What you have to do – Look through the data for the string "this". Copy every line where it is found.

Source material –

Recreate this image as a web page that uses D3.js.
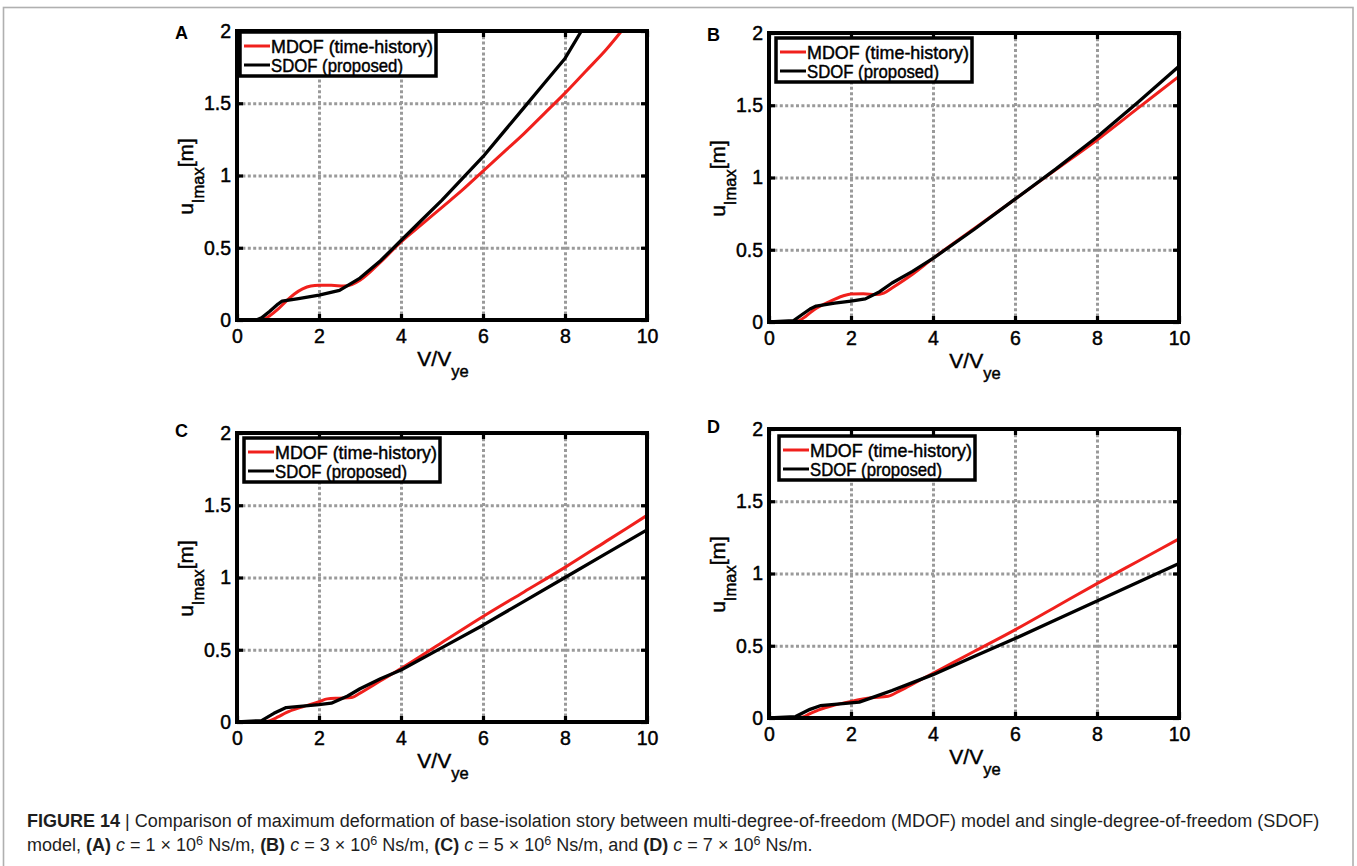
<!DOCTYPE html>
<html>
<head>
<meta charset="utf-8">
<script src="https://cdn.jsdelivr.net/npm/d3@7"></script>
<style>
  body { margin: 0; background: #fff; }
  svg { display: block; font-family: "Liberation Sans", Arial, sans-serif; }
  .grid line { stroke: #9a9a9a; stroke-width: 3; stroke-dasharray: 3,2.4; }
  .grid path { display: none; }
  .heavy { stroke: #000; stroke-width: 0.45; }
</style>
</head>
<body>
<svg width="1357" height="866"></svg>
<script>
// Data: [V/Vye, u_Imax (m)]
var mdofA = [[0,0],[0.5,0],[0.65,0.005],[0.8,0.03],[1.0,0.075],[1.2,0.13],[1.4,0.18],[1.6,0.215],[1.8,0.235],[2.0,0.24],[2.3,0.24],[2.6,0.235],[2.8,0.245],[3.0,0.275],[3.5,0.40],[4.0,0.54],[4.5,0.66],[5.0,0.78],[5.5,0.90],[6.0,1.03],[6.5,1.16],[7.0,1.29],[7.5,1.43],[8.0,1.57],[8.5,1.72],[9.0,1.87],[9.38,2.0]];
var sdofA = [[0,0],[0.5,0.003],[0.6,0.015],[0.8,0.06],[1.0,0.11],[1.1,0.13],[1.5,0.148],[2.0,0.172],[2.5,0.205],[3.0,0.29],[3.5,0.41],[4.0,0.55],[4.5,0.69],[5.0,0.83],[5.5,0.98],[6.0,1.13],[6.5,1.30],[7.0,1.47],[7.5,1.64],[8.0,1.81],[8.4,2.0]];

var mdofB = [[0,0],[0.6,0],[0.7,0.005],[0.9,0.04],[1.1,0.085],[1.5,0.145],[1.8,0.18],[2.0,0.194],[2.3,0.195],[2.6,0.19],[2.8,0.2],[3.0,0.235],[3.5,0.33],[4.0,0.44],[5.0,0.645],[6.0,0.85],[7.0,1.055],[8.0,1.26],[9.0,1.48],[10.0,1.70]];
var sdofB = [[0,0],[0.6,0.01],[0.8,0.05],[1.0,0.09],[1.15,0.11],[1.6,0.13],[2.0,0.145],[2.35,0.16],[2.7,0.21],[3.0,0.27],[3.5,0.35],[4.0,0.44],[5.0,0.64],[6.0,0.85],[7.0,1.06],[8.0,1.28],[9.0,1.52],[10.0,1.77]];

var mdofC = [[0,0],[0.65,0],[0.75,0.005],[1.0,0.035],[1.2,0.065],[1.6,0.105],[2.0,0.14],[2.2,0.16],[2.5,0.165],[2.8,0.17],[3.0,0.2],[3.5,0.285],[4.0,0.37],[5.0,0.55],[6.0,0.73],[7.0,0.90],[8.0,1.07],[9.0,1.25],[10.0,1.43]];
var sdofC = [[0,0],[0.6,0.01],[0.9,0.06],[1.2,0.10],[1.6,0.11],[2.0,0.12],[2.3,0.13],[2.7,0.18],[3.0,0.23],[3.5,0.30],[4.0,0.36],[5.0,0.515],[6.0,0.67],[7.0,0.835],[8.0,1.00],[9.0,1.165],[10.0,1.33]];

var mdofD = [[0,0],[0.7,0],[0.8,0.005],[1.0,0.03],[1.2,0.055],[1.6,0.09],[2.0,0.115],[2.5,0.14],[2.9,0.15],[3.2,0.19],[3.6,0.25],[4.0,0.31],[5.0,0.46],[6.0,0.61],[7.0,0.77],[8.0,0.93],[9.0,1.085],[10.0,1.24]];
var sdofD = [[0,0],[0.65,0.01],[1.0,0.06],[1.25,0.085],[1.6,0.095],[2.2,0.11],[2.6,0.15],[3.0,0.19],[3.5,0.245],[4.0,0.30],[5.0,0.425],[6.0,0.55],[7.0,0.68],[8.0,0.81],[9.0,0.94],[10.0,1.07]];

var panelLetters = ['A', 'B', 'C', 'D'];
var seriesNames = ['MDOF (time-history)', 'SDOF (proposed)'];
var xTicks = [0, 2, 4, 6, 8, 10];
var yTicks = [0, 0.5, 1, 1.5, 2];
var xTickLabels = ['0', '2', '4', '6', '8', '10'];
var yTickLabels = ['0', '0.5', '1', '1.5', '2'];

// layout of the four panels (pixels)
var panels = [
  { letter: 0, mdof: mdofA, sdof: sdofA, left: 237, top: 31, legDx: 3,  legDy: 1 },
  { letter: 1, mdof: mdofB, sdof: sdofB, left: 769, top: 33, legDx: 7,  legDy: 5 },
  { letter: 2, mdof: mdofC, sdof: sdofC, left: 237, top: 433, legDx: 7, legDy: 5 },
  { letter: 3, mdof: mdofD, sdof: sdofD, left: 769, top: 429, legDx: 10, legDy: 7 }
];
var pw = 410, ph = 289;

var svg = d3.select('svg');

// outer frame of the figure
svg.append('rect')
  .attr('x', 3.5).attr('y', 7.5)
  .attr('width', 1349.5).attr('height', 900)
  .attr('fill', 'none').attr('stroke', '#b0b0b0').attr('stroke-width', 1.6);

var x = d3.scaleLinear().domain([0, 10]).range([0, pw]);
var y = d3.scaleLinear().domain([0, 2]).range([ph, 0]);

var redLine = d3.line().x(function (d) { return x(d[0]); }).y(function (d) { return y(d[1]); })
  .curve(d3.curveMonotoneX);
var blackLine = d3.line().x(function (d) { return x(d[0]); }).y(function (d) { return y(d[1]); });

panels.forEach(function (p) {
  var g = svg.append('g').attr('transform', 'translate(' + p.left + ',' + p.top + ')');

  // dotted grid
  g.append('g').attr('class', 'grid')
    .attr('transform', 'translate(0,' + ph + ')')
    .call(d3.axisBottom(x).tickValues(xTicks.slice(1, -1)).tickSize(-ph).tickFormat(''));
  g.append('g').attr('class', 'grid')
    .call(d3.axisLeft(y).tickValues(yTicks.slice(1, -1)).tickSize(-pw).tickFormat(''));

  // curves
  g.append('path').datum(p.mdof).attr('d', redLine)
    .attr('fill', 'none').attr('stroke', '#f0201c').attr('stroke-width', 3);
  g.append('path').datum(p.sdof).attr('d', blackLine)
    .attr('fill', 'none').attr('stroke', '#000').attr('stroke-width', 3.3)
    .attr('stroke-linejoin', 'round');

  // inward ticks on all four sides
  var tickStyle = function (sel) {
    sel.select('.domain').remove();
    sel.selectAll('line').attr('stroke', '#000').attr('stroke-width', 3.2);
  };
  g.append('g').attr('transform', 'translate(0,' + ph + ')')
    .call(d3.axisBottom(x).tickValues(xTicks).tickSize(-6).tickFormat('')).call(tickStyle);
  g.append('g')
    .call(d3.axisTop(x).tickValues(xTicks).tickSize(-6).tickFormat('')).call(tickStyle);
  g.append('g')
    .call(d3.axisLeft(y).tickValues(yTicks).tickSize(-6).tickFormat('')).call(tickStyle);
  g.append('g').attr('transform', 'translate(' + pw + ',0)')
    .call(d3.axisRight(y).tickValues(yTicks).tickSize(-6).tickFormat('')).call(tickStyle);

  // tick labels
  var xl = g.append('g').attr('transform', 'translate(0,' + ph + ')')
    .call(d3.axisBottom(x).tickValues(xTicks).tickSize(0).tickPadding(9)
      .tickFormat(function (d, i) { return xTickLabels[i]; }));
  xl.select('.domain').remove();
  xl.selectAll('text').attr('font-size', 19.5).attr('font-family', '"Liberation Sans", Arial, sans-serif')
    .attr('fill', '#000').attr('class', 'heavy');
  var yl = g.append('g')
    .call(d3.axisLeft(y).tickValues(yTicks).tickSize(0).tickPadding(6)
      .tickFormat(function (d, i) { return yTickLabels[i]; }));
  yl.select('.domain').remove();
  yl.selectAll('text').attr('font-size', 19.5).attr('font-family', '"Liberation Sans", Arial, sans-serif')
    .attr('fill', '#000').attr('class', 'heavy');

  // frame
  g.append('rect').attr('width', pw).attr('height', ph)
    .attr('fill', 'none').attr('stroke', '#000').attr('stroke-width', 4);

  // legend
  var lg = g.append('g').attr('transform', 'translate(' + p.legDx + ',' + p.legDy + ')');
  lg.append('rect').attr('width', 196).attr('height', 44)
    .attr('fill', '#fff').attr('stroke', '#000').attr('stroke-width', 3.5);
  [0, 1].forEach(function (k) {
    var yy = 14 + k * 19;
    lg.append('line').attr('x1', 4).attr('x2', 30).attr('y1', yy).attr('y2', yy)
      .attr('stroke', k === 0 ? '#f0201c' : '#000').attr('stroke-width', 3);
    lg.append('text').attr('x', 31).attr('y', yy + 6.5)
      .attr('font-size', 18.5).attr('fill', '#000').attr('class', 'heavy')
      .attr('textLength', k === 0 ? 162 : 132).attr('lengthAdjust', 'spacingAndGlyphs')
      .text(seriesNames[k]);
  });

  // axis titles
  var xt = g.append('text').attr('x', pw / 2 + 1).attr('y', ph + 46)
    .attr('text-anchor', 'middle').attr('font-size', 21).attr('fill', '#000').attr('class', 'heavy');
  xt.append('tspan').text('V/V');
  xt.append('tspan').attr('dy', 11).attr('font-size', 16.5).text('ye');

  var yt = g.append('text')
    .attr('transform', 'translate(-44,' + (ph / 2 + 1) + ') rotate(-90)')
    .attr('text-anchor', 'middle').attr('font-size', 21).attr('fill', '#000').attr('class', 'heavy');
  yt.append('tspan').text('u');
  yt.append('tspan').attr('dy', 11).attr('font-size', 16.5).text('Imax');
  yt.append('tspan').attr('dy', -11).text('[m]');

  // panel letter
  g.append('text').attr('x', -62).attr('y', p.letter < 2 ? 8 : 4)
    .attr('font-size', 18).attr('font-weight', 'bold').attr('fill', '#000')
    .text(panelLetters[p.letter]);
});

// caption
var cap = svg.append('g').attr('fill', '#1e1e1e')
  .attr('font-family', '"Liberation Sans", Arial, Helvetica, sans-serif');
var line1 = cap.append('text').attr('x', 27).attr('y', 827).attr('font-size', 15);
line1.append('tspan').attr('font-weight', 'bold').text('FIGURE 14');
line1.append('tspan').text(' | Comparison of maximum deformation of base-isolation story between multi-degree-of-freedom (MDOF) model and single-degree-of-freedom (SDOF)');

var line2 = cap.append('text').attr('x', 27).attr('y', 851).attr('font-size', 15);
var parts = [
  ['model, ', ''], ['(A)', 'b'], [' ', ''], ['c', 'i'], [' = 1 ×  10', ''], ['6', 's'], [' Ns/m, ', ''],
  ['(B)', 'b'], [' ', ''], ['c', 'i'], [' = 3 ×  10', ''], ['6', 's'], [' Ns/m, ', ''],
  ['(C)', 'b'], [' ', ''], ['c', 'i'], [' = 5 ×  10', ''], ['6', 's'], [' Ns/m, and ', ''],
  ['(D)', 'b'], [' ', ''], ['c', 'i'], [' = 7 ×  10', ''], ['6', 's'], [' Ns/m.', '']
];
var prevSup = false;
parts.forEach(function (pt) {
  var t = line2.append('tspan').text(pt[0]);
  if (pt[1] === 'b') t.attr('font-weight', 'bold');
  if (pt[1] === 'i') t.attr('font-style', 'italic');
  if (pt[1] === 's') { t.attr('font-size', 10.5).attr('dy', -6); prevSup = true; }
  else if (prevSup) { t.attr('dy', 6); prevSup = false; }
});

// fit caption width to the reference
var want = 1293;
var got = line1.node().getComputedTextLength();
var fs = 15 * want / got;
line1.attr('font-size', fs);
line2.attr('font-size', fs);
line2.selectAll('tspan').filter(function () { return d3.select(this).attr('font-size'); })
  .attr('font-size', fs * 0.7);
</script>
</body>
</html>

In response –
Recreate this image as a web page that uses D3.js.
line2.selectAll('tspan').filter(function () { return d3.select(this).attr('font-size'); })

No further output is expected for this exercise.